● INFORMATION PROVIDED

========

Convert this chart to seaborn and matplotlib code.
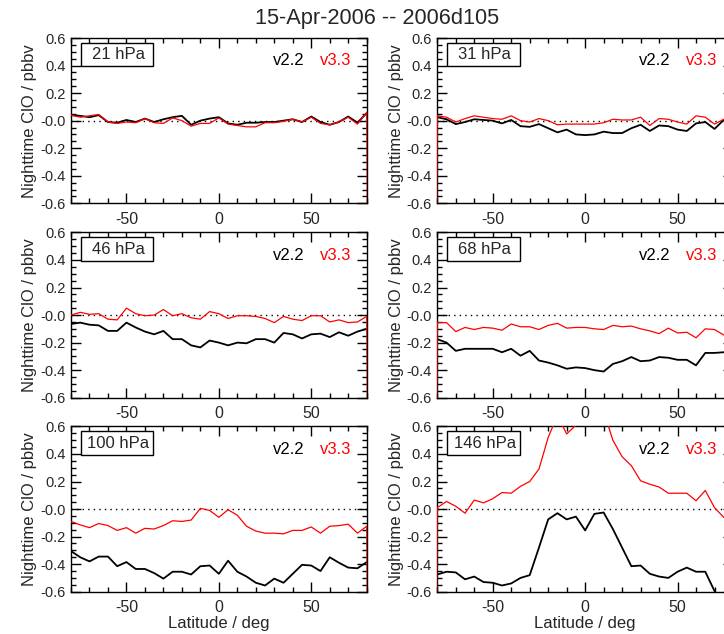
import numpy as np
import pandas as pd
import matplotlib
matplotlib.use("Agg")
import matplotlib.pyplot as plt
from matplotlib.ticker import MultipleLocator, FixedLocator
from matplotlib.patches import Rectangle
import seaborn as sns

# ---------------- data ----------------
title = "15-Apr-2006 -- 2006d105"
lat = [-80, -75, -70, -65, -60, -55, -50, -45, -40, -35, -30, -25, -20, -15, -10, -5,
       0, 5, 10, 15, 20, 25, 30, 35, 40, 45, 50, 55, 60, 65, 70, 75, 80]
fill_value = -9.99   # missing-value flag that v3.3 carries at the edge latitude
fill_lat_left = 85
fill_lat_right = -85

levels = ["21 hPa", "31 hPa", "46 hPa", "68 hPa", "100 hPa", "146 hPa"]

v22_21 = [0.04, 0.035, 0.025, 0.04, -0.01, -0.015, 0.005, -0.01, 0.015, -0.01, 0.01, 0.025,
          0.035, -0.03, 0.0, 0.015, 0.025, -0.02, -0.03, -0.015, -0.015, -0.01, -0.01, 0.0,
          0.01, -0.01, 0.03, -0.01, -0.03, -0.01, 0.03, -0.015, 0.055]
v33_21 = [0.04, 0.025, 0.035, 0.045, -0.01, -0.02, -0.01, -0.015, 0.015, -0.015, -0.02, 0.02,
          0.0, -0.04, -0.02, -0.02, 0.02, -0.025, -0.035, -0.045, -0.045, -0.015, -0.015, -0.005,
          0.01, -0.01, 0.025, -0.02, -0.03, -0.01, 0.025, -0.025, 0.06]

v22_31 = [0.025, 0.01, -0.025, -0.01, 0.01, 0.005, 0.0, -0.02, 0.005, -0.04, -0.045, -0.025,
          -0.055, -0.085, -0.065, -0.1, -0.105, -0.1, -0.08, -0.09, -0.09, -0.055, -0.03, -0.075,
          -0.035, -0.04, -0.065, -0.075, -0.02, -0.01, -0.06, 0.005, -0.02]
v33_31 = [0.035, 0.025, -0.01, 0.015, 0.035, 0.025, 0.015, 0.01, 0.035, 0.0, -0.01, 0.015,
          0.0, -0.03, -0.025, -0.025, -0.025, -0.025, -0.015, 0.01, 0.005, 0.005, 0.025, -0.035,
          0.015, 0.01, -0.01, -0.025, 0.035, 0.025, -0.025, 0.01, 0.0]

v22_46 = [-0.065, -0.055, -0.07, -0.075, -0.115, -0.115, -0.055, -0.09, -0.12, -0.14, -0.115, -0.175,
          -0.175, -0.22, -0.235, -0.185, -0.2, -0.22, -0.2, -0.205, -0.175, -0.175, -0.2, -0.13,
          -0.14, -0.17, -0.14, -0.135, -0.16, -0.125, -0.15, -0.12, -0.1]
v33_46 = [0.0, 0.02, 0.005, 0.01, -0.03, -0.035, 0.05, 0.01, -0.005, 0.0, 0.04, -0.005,
          0.01, -0.02, -0.03, 0.025, 0.01, -0.025, -0.005, -0.005, -0.01, -0.025, -0.055, -0.01,
          -0.03, -0.04, -0.005, -0.005, -0.05, -0.035, -0.055, -0.05, -0.01]

v22_68 = [-0.175, -0.2, -0.26, -0.245, -0.245, -0.245, -0.245, -0.27, -0.245, -0.295, -0.26, -0.33,
          -0.345, -0.365, -0.39, -0.38, -0.385, -0.4, -0.41, -0.355, -0.335, -0.305, -0.335, -0.33,
          -0.305, -0.31, -0.325, -0.325, -0.365, -0.275, -0.275, -0.27, -0.27]
v33_68 = [-0.055, -0.055, -0.12, -0.09, -0.105, -0.09, -0.095, -0.11, -0.065, -0.085, -0.085, -0.105,
          -0.075, -0.06, -0.095, -0.09, -0.09, -0.1, -0.105, -0.075, -0.085, -0.08, -0.1, -0.115,
          -0.135, -0.095, -0.13, -0.125, -0.165, -0.1, -0.105, -0.145, -0.14]

v22_100 = [-0.305, -0.35, -0.38, -0.345, -0.345, -0.415, -0.385, -0.435, -0.435, -0.465, -0.505, -0.455,
           -0.455, -0.475, -0.415, -0.41, -0.47, -0.375, -0.455, -0.49, -0.535, -0.555, -0.505, -0.535,
           -0.47, -0.405, -0.41, -0.45, -0.35, -0.39, -0.425, -0.43, -0.385]
v33_100 = [-0.09, -0.115, -0.135, -0.105, -0.12, -0.155, -0.135, -0.175, -0.14, -0.145, -0.12, -0.085,
           -0.09, -0.08, 0.005, -0.01, -0.06, -0.005, -0.045, -0.125, -0.16, -0.175, -0.175, -0.18,
           -0.155, -0.155, -0.13, -0.175, -0.125, -0.12, -0.11, -0.175, -0.125]

v22_146 = [-0.475, -0.455, -0.46, -0.51, -0.49, -0.53, -0.535, -0.555, -0.54, -0.5, -0.48, -0.28,
           -0.075, -0.03, -0.075, -0.055, -0.155, -0.035, -0.025, -0.145, -0.28, -0.415, -0.41, -0.47,
           -0.49, -0.5, -0.455, -0.425, -0.455, -0.455, -0.595, -0.7, -0.7]
v33_146 = [0.01, 0.055, 0.02, -0.03, 0.065, 0.045, 0.075, 0.12, 0.115, 0.165, 0.2, 0.29,
           0.52, 0.68, 0.545, 0.61, 0.72, 0.72, 0.71, 0.5, 0.38, 0.315, 0.205, 0.18,
           0.16, 0.115, 0.115, 0.115, 0.06, 0.135, 0.01, -0.06, -0.1]

v22_series = [v22_21, v22_31, v22_46, v22_68, v22_100, v22_146]
v33_series = [v33_21, v33_31, v33_46, v33_68, v33_100, v33_146]

ytick_vals = [-0.6, -0.4, -0.2, 0.0, 0.2, 0.4, 0.6]
ytick_labels = ["-0.6", "-0.4", "-0.2", "-0.0", "0.2", "0.4", "0.6"]
xtick_vals = [-50, 0, 50]
xtick_labels = ["-50", "0", "50"]
ylabel = "Nighttime ClO / pbbv"
xlabel = "Latitude / deg"
name_old = "v2.2"
name_new = "v3.3"

# ---------------- style ----------------
sns.set_style("ticks")
plt.rcParams["font.family"] = ["Liberation Sans", "DejaVu Sans"]

W, H = 724, 634
fig = plt.figure(figsize=(W / 100, H / 100), dpi=100)

ax_w = 295.7 / W
ax_h = 165.3 / H
lefts = [71.0 / W, 437.3 / W]
bottoms = [1 - 203.3 / H, 1 - 397.7 / H, 1 - 591.7 / H]

for k in range(6):
    row, col = divmod(k, 2)
    ax = fig.add_axes([lefts[col], bottoms[row], ax_w, ax_h])

    if col == 0:
        red_lat = lat + [fill_lat_left]
        red_val = v33_series[k] + [fill_value]
    else:
        red_lat = [fill_lat_right] + lat
        red_val = [fill_value] + v33_series[k]

    df_old = pd.DataFrame({"lat": lat, "val": v22_series[k]})
    df_new = pd.DataFrame({"lat": red_lat, "val": red_val})

    ax.axhline(0.0, color="black", lw=1.0, ls=(0, (1, 3)), zorder=1)
    sns.lineplot(data=df_old, x="lat", y="val", ax=ax, color="black", lw=1.3,
                 sort=False, estimator=None, zorder=3)
    sns.lineplot(data=df_new, x="lat", y="val", ax=ax, color="#ff0000", lw=0.9,
                 sort=False, estimator=None, zorder=4)

    ax.set_xlim(-80, 80)
    ax.set_ylim(-0.6, 0.6)
    ax.xaxis.set_major_locator(FixedLocator(xtick_vals))
    ax.set_xticklabels(xtick_labels)
    ax.xaxis.set_minor_locator(MultipleLocator(10))
    ax.yaxis.set_major_locator(FixedLocator(ytick_vals))
    ax.set_yticklabels(ytick_labels)
    ax.yaxis.set_minor_locator(MultipleLocator(0.05))
    ax.tick_params(which="both", direction="in", top=True, right=True,
                   color="black", width=1.0)
    ax.tick_params(which="major", length=7)
    ax.tick_params(which="minor", length=3.5)
    ax.tick_params(axis="x", which="major", labelsize=11.5, pad=6)
    ax.tick_params(axis="y", which="major", labelsize=10.5, pad=4)
    for sp in ax.spines.values():
        sp.set_linewidth(1.0)
        sp.set_color("black")

    ax.set_ylabel(ylabel, fontsize=12, labelpad=2)
    if row == 2:
        ax.set_xlabel(xlabel, fontsize=12, labelpad=1)
    else:
        ax.set_xlabel("")

    ax.add_patch(Rectangle((0.033, 0.83), 0.245, 0.142, transform=ax.transAxes,
                           fc="white", ec="black", lw=1.0, zorder=5, clip_on=False))
    ax.text(0.16, 0.899, levels[k], transform=ax.transAxes, ha="center", va="center",
            fontsize=12, zorder=6)
    ax.text(0.683, 0.863, name_old, transform=ax.transAxes, ha="left", va="center",
            fontsize=12, color="black", zorder=6)
    ax.text(0.842, 0.863, name_new, transform=ax.transAxes, ha="left", va="center",
            fontsize=12, color="#ff0000", zorder=6)

fig.text(377.5 / W, 1 - 18.5 / H, title, ha="center", va="center", fontsize=15.7)

fig.savefig("out.png", dpi=100)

========

● TASK TO COMPLETE
The lines from the top of the data above through the one holding "import seaborn as sns" are to be repeated exactly, and only those, with no pictures.

● FINAL RESULT
Convert this chart to seaborn and matplotlib code.
import numpy as np
import pandas as pd
import matplotlib
matplotlib.use("Agg")
import matplotlib.pyplot as plt
from matplotlib.ticker import MultipleLocator, FixedLocator
from matplotlib.patches import Rectangle
import seaborn as sns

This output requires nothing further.